The Molotov-Ribbentrop Pact. The first step towards the destruction of the Polish nation
Why was the Ribbentrop-Molotov Pact signed? For both Hitler and Stalin the aim was to buy time, to enable the invasion of Poland without bringing the Third Reich and the Soviet Union into a war with each other at a time when Germany was not ready for a full-scale war, and the USSR was rebuilding its armed forces and munitions factories after they had been severely affected by the purges of the 1930s.
.The German Foreign Minister Joachim von Ribbentrop was rabidly anti-British and put forward the idea of the Pact in order to isolate Poland prior to the planned invasion and to obtain raw materials from the USSR to push forward rearmament.

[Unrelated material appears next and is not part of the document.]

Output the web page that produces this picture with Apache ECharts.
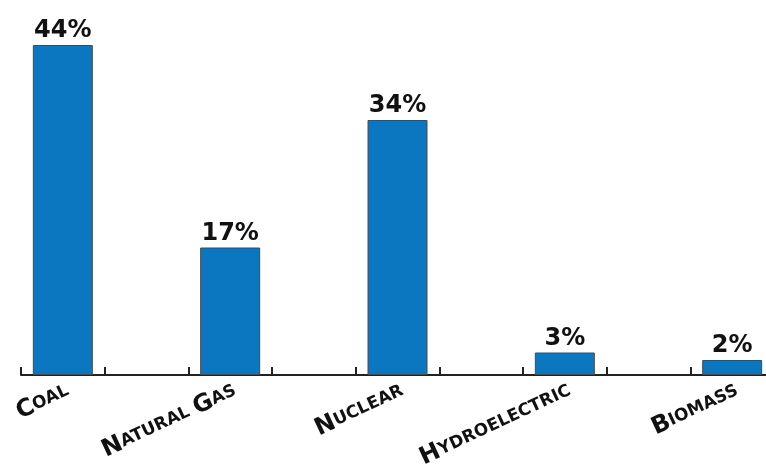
<!DOCTYPE html>
<html>
<head>
<meta charset="utf-8">
<script src="https://cdn.jsdelivr.net/npm/echarts@6/dist/echarts.min.js"></script>
<style>
  html, body { margin: 0; padding: 0; background: #fff; overflow: hidden; }
  /* 轴线在右侧被裁掉, 所以画布比窗口宽一点 */
  #main { width: 774px; height: 467px; }
</style>
</head>
<body>
<div id="main"></div>
<script>
// 发电来源占比 (blank slots sit between the real categories)
const categories = ['Coal', '', 'Natural Gas', '', 'Nuclear', '', 'Hydroelectric', '', 'Biomass']
const shares = [44, null, 17, null, 34, null, 3, null, 2]

// 首字母大写, 其余小号大写
function smallCaps(name) {
  if (!name) return ''
  return name.split(' ').map(w => '{b|' + w[0].toUpperCase() + '}{s|' + w.slice(1).toUpperCase() + '}').join('{s| }')
}

const font = 'DejaVu Sans'
const myChart = echarts.init(document.getElementById('main'))
myChart.setOption({
  animation: false,
  grid: { left: 21, right: 0, top: 0, bottom: 92, outerBoundsMode: 'none' },
  xAxis: {
    type: 'category',
    data: categories,
    axisLine: { lineStyle: { color: '#222', width: 2 } },
    axisTick: { show: true, interval: 0, inside: true, length: 8, lineStyle: { color: '#222', width: 2 } },
    axisLabel: {
      interval: 0,
      rotate: 25,
      margin: 4,
      verticalAlign: 'top',
      color: '#111',
      formatter: smallCaps,
      rich: {
        b: { fontSize: 24, fontWeight: 'bold', fontFamily: font, color: '#111' },
        s: { fontSize: 17, fontWeight: 'bold', fontFamily: font, color: '#111' }
      }
    }
  },
  yAxis: {
    type: 'value',
    min: 0,
    max: 50,
    show: false
  },
  series: [{
    type: 'bar',
    data: shares,
    barWidth: 60,
    itemStyle: { color: '#0a77c0', borderColor: '#4a4a4a', borderWidth: 1 },
    label: {
      show: true,
      position: 'top',
      distance: 2,
      formatter: p => p.value + '%',
      fontSize: 24,
      fontWeight: 'bold',
      fontFamily: font,
      color: '#111'
    }
  }]
})
</script>
</body>
</html>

Britain and France had issued a guarantee of territorial integrity to Poland but would be unable to do anything to enforce it without Soviet support, which was not going to happen once the Pact was signed.
In the longer run, this pact was not very important. The war would most likely have started without the Pact, since Hitler considered the conquest of 'Lebensraum’ in East-central and Eastern Europe an urgent necessity, as announced in Hitler’s „Mein Kampf”. Given this continuing intention, there was no way Poland was going to avoid the tragedy of WWII. But it might well have started in 1940 instead of 1939.
Many ordinary Communists and Nazis were indeed shocked by the Pact and unable to understand it. The morning after it was announced, the front garden of the Nazi Party headquarters in Munich was piled high with Nazi Party badges disgusted members had thrown away. There were many resignations from the Communist Party. But for both Hitler and Stalin there were compelling reasons to avoid a full-scale European War at this moment, and Hitler regarded the conquest of Poland as a matter of urgency, particularly in view of his belief that he only had a few years to live. The Munich settlement of the Czech question in 1938 and the invasion of rest of the country in 1939 convinced him that Britain and France were weak and would not intervene.
After the Nazi takeover of Czechoslovakia, Poland was surrounded on three sides by German-held territory from which the invasion was launched. The Soviets invaded from the East once it was clear that the Poles were losing the war. Their defeat was inevitable from the beginning: the Germans had vastly superior forces and far better and more modern military equipment.
The German military tactic of the Blitzkrieg or 'lightning war’, in which the air force bombed enemy positions, tanks and armoured vehicles punched through enemy lines, and infantry poured through the gaps in massive numbers, was too fast and powerful for the Poles, who fought with incredible bravery but were not equipped with modern weapons and munitions in sufficient quantity. Something very similar happened on the Western front in 1940. The western European armies were well equipped, but they were also slow-moving, unprepared, badly coordinated, and taken by surprise; they had no idea that the German armies were advancing through the Ardennes Forest rather than across the northern European plain, where they were expected to invade.
Why didn’t the British and French armies decide to help Poland in 1939? Mainly because of logistics: Poland was too far away. The phoney war/drôle de guerre’, in which nothing happened except some action at sea until the spring of 1940, reflected the unpreparedness of Britain and France, their lack of effective leadership (Chamberlain continued as Prime Minister even though he was fundamentally opposed to the war) and indecisiveness combined with relative indifference on the part of politicians. In 1938, after all, Chamberlain had described Czechoslovakia as ‘a far-off country of which we know nothing’, in contrast to the countries of the British Empire such as Canada or Australia.
.At present there are still ongoing discussions about the origins of WWII. Putin has several times accused Poland of helping Hitler to start WWII. But there is not a blade of truth in these accusations. Poland did not co-operate with Hitler. The Nazi invasion was accompanied by mass murder and brutality towards the Polish people, with tens of thousands of arrests, deportations and murders. Hitler instructed his generals before the invasion to show no mercy to the Poles and to exterminate their elites. It is in this connection (not the Jews) that he famously asked the rhetorical question, referring to the genocide of 1915: 'Who now remembers the Armenians?’ Nazi policy, formulated in 1941 and official policy by 1942, planned for the extermination by starvation and disease, of 85 per cent of the Polish population by the 1950s. The mass murders begun in September 1939 were a foretaste of this genocide, which fortunately never took place.